Skip to main content

Result Filters

In A-Parser, there is an option to filter results according to a set of defined rules and save only the necessary data in the result.

Using Filtering

Main application options:

  • Saving only those links that contain a certain string occurrence (for example, a CMS feature)
  • Filtering a domain database by certain parameters (for example, Yandex IKS from 300, language RU)
  • Checking the server response (for example, 200 OK or the presence of certain headers)
  • Checking for the presence of the original query in the snippet
  • Any other application options where it is necessary to limit the results by certain conditions

Filters can be added in the Task Editor by clicking on the tool icon next to the required scraper:

Filter option in the Task Editor

Types of Filtering

You can filter both individual results and arrays of results. There are several types of filters:

  • By equality or inequality of strings
  • By the presence or absence of a substring occurrence
  • By matching or not matching a regular expression
  • Numerical values can be filtered by greater than, less than, and equality

Operation Features

  • When filtering arrays of results, only the results that fall under the filter remain in the array
  • When filtering simple results, if the result does not fall under the filter, then the result for that query is completely skipped, including when using multiple scrapers
  • When using two or more filters in a task, a logical AND is applied between them, in other words, the result will be saved if it falls under the conditions of all filters simultaneously
  • When comparing in the value indication field (string, regular expression, or numerical value), you can use the Template Toolkit templating system, all variables are available similar to General Result Format

Examples

Filtering by Text on a Page

Checking a database of websites for the presence of certain text on the page
We use a file with links as queries, and as a result, we get a filtered file with links where the searched text is found.

We use the Net::HTTPNet::HTTP scraper to download the desired page, in the result we save the query (the link we are checking).
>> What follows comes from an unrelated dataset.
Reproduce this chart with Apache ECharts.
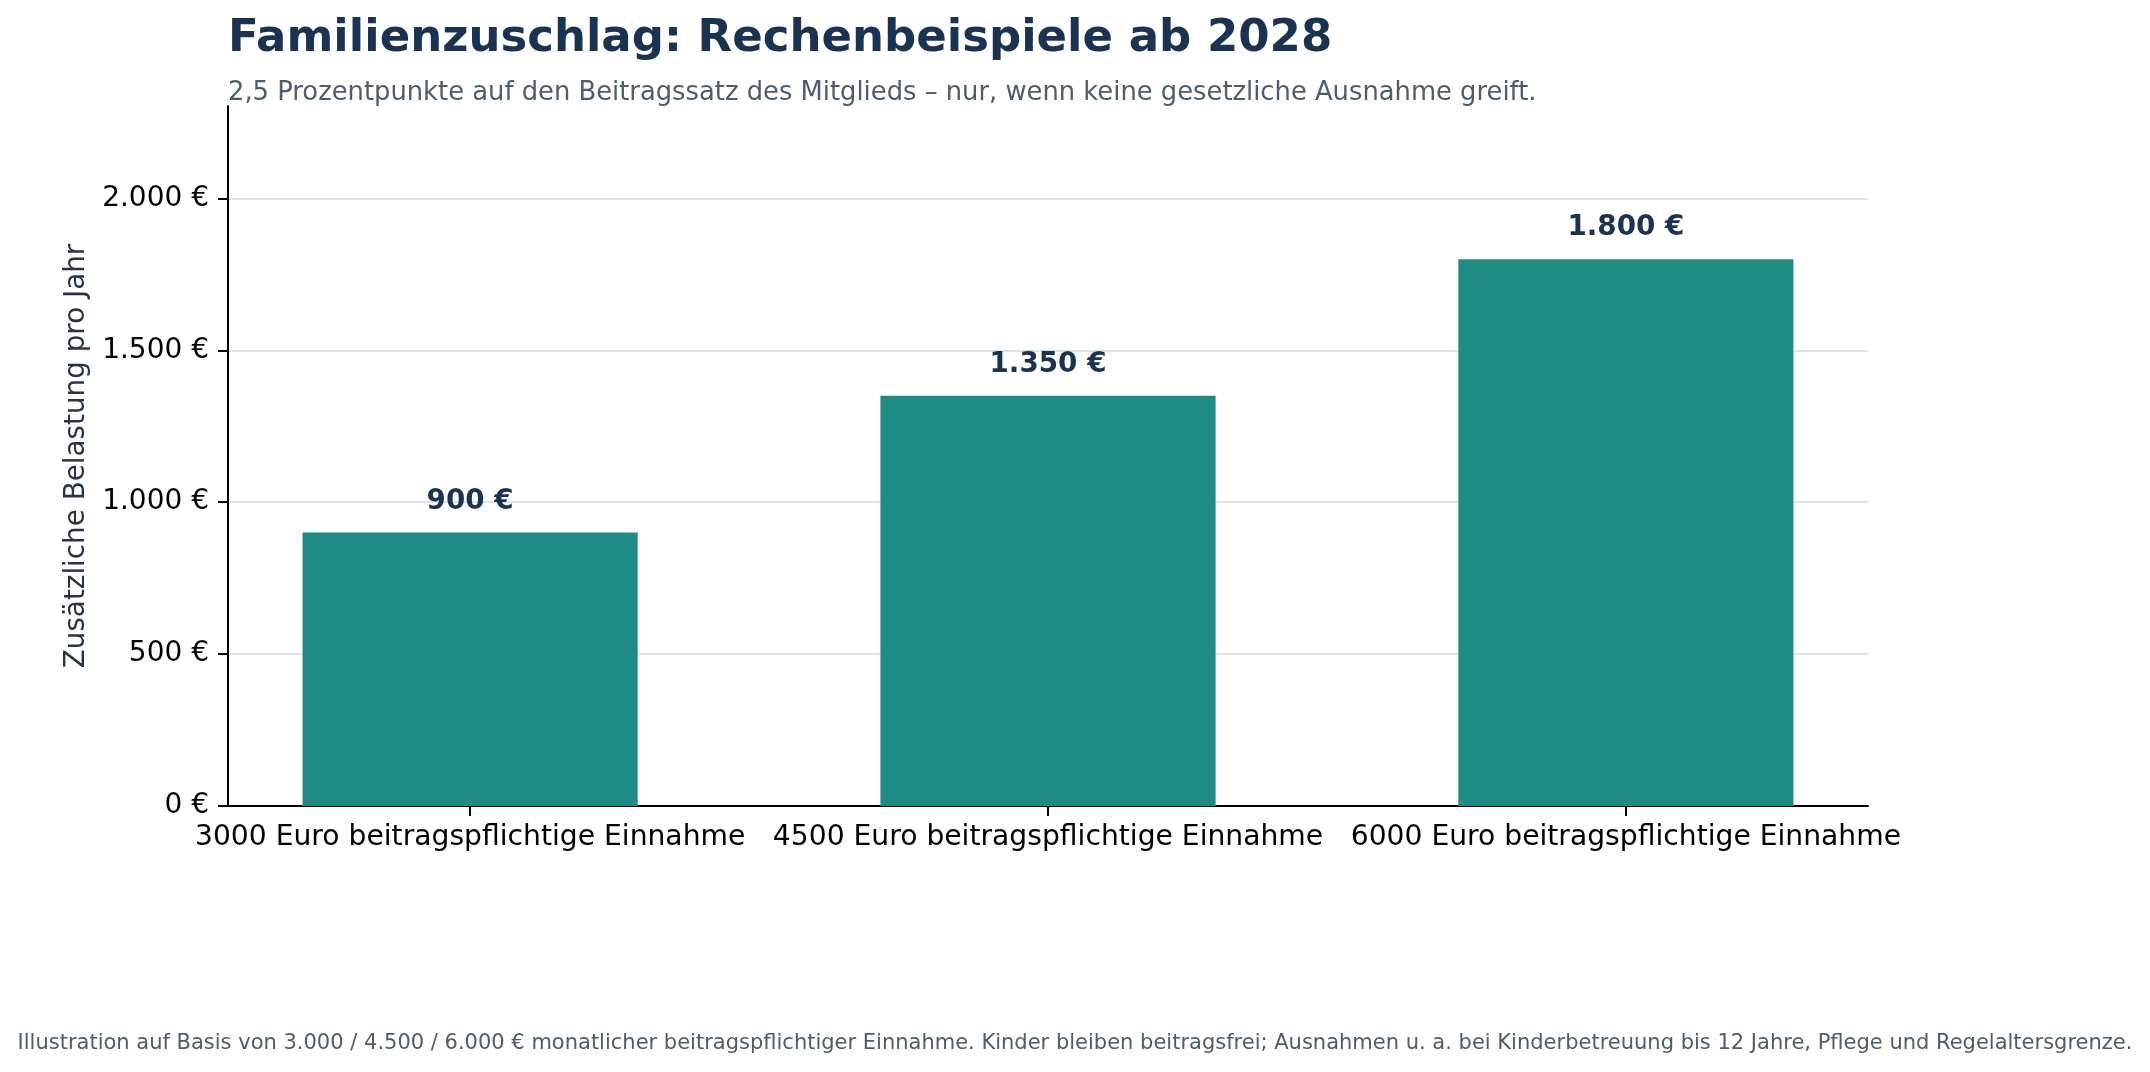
<!DOCTYPE html>
<html>
<head>
<meta charset="utf-8">
<script src="https://cdn.jsdelivr.net/npm/echarts@6/dist/echarts.min.js"></script>
<style>
html,body{margin:0;padding:0;background:#fff;}
#chart{width:2150px;height:1072px;}
</style>
</head>
<body>
<div id="chart"></div>
<script>
const categories = [
  "3000 Euro beitragspflichtige Einnahme",
  "4500 Euro beitragspflichtige Einnahme",
  "6000 Euro beitragspflichtige Einnahme"
];
const values = [900, 1350, 1800];
const yTicks = [0, 500, 1000, 1500, 2000];
const titleText = "Familienzuschlag: Rechenbeispiele ab 2028";
const subtitleText = "2,5 Prozentpunkte auf den Beitragssatz des Mitglieds \u2013 nur, wenn keine gesetzliche Ausnahme greift.";
const footerText = "Illustration auf Basis von 3.000 / 4.500 / 6.000 \u20ac monatlicher beitragspflichtiger Einnahme. Kinder bleiben beitragsfrei; Ausnahmen u. a. bei Kinderbetreuung bis 12 Jahre, Pflege und Regelaltersgrenze.";
const yAxisName = "Zus\u00e4tzliche Belastung pro Jahr";

const FONT = "DejaVu Sans";
const barFrac = 0.58;
const xMin = -0.419, xMax = categories.length - 1 + 0.419;
const yMax = 2304;
const gridLeft = 228, gridRight = 282, gridTop = 106, gridBottom = 266;
const W = 2150;
const plotW = W - gridLeft - gridRight;
const barW = plotW / (xMax - xMin) * barFrac;

function fmtEuro(v) {
  const s = Math.round(v).toString().replace(/\B(?=(\d{3})+(?!\d))/g, ".");
  return s + " \u20ac";
}

const chart = echarts.init(document.getElementById('chart'), null, {renderer: 'canvas'});
chart.setOption({
  backgroundColor: '#ffffff',
  animation: false,
  textStyle: {fontFamily: FONT},
  title: [
    {text: titleText, left: 223, top: 12,
     textStyle: {fontFamily: FONT, fontSize: 45, fontWeight: 'bold', color: '#1b3350'}},
    {text: subtitleText, left: 223, top: 75,
     textStyle: {fontFamily: FONT, fontSize: 25.8, fontWeight: 'normal', color: '#4d5d6b'}},
    {text: footerText, left: 'center', top: 1028,
     textStyle: {fontFamily: FONT, fontSize: 21, fontWeight: 'normal', color: '#4d5d6b'}}
  ],
  grid: {left: gridLeft, right: gridRight, top: gridTop, bottom: gridBottom, containLabel: false},
  xAxis: {
    type: 'value', min: xMin, max: xMax,
    axisLine: {show: true, onZero: false, lineStyle: {color: '#000', width: 2}},
    axisTick: {show: true, customValues: categories.map((c, i) => i), length: 10, lineStyle: {color: '#000', width: 2}},
    axisLabel: {show: true, customValues: categories.map((c, i) => i), margin: 18,
      formatter: v => categories[Math.round(v)] || '',
      fontFamily: FONT, fontSize: 28.2, color: '#000'},
    splitLine: {show: false}
  },
  yAxis: {
    type: 'value', min: 0, max: yMax, interval: 500,
    name: yAxisName, nameLocation: 'middle', nameGap: 133, nameRotate: 90,
    nameTextStyle: {fontFamily: FONT, fontSize: 27.8, color: '#263446'},
    axisLine: {show: true, onZero: false, lineStyle: {color: '#000', width: 2}},
    axisTick: {show: true, customValues: yTicks, length: 10, lineStyle: {color: '#000', width: 2}},
    axisLabel: {show: true, customValues: yTicks, margin: 19, formatter: v => fmtEuro(v),
      padding: [10, 0, 0, 0],
      fontFamily: FONT, fontSize: 28, color: '#000'},
    splitLine: {show: true, showMinLine: false, showMaxLine: true, lineStyle: {color: '#d0dddd', width: 1.6}}
  },
  series: [{
    type: 'bar',
    data: values.map((v, i) => [i, v]),
    barWidth: barW,
    itemStyle: {color: '#1e8c84'},
    label: {show: true, position: 'top', distance: 17, formatter: p => fmtEuro(p.value[1]),
      fontFamily: FONT, fontSize: 27.8, fontWeight: 'bold', color: '#1b3350'}
  }]
});
</script>
</body>
</html>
We filter the result $data - the content of the downloaded page, set the filter type to Contains string and specify the string itself:

Example of filtering by text on a page

Filtering Images by Size

Filtering images by resolution
We filter the height and width of the image when parsing through SE::Google::ImagesSE::Google::Images, saving only those images that are larger than 500x500 pixels:

Example of filtering images by size

Filtering by Multiple Attributes

Filtering links by the occurrence of any of several different strings
To filter links by several different strings, we will use the ability to specify regular expressions, for this we will write several features through a separator:

showthread\.php
/forum/
viewtopic\.php\?t=
note

Please note that regular expressions require escaping a number of characters

Example of filtering by several criteria

Using a query in a filter

Saving Google snippets that contain the original query
As a comparison string, we explicitly specify [% query %] - a variable that contains the query, select Case sensitive for substring search with case sensitivity:

Example of using a query in a filter